Godwin’s law is a term that originated on Usenet, in what we now think of as the dawn of the Internet age. Godwin’s Law posits that as an online argument grows longer and more heated, it becomes increasingly likely that somebody will invoke Adolf Hitler or the Nazis.

When that happens, the guilty person is seen to have effectively forfeited both the argument and the right to be taken seriously.

Mike Huckabee is certainly not the only elected official to have employed this odious hyperbole, but he is a serial offender; he has previously compared both legal abortion and the national debt to the Holocaust. Most recently, he has said that the Iranian nuclear agreement negotiated by the U.S. and six other nations would deliver the Israelis to “the doors of the ovens.”

(Of course, Huckabee is particularly concerned about Israel, because his belief in “end times” theology requires the prior gathering of all Jews in the Holy Land, where we are to be given a choice between accepting Jesus and burning in eternal hellfire. In other words, if anyone is going to incinerate the Jews, it had better be the Christian Zionists.)

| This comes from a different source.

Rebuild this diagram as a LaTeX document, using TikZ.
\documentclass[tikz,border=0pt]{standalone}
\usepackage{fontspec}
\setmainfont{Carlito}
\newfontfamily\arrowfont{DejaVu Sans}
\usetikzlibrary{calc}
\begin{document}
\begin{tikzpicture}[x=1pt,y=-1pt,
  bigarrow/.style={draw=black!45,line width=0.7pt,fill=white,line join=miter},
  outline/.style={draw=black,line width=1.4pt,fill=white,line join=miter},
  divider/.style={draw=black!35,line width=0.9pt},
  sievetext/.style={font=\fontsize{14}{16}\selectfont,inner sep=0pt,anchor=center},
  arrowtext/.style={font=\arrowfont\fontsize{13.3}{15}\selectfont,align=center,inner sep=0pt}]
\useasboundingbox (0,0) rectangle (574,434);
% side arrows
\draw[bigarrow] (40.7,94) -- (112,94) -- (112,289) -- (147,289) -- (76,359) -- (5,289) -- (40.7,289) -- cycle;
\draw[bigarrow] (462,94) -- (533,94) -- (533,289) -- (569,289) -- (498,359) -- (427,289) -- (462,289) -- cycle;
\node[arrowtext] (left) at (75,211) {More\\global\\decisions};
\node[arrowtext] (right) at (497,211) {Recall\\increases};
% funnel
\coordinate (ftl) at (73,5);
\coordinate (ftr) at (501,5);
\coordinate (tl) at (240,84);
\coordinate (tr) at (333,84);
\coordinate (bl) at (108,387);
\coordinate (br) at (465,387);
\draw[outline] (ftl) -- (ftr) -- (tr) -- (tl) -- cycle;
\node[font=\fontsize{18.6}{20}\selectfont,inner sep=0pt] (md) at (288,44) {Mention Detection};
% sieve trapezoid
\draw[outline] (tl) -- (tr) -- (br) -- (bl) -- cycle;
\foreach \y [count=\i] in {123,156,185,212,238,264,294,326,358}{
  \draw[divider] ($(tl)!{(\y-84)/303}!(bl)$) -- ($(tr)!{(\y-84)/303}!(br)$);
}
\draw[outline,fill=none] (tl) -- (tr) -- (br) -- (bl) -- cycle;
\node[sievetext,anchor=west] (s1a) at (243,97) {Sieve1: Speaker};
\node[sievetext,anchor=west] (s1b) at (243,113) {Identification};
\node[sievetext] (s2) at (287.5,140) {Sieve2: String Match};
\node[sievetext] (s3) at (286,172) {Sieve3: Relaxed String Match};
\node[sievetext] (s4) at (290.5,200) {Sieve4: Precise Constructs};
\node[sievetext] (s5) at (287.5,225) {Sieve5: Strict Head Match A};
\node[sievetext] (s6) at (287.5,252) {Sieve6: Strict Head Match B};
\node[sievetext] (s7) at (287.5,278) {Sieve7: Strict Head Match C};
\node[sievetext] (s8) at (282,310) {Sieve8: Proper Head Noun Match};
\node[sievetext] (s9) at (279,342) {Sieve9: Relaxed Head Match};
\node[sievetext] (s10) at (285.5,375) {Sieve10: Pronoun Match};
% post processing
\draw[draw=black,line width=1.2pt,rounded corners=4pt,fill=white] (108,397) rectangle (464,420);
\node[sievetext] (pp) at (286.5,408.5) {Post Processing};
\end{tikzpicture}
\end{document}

We live in a time when language has been so debased that genuine communication is increasingly difficult. Labels substitute for descriptions; words that used to have content are hurled as epithets. But Godwin’s Law identifies an especially pernicious example of this phenomenon, because the easy and thoughtless accusations of “Nazi-like” attitudes and behaviors trivializes evil and blurs critical moral distinctions.

Comparing “Obamacare” to the Holocaust (as several Republican elected officials have done), or suggesting that IRS agents are “like the gestapo” (Maine’s Governor), or claiming that the effort to regulate for-profit colleges is like the Holocaust (GOP Rep. Virginia Foxx)  is more than ludicrous, more than offensive. It is a sign of moral obtuseness so pronounced as to mark the person uttering it as someone unfit for public office.

Or, for that matter, for polite society.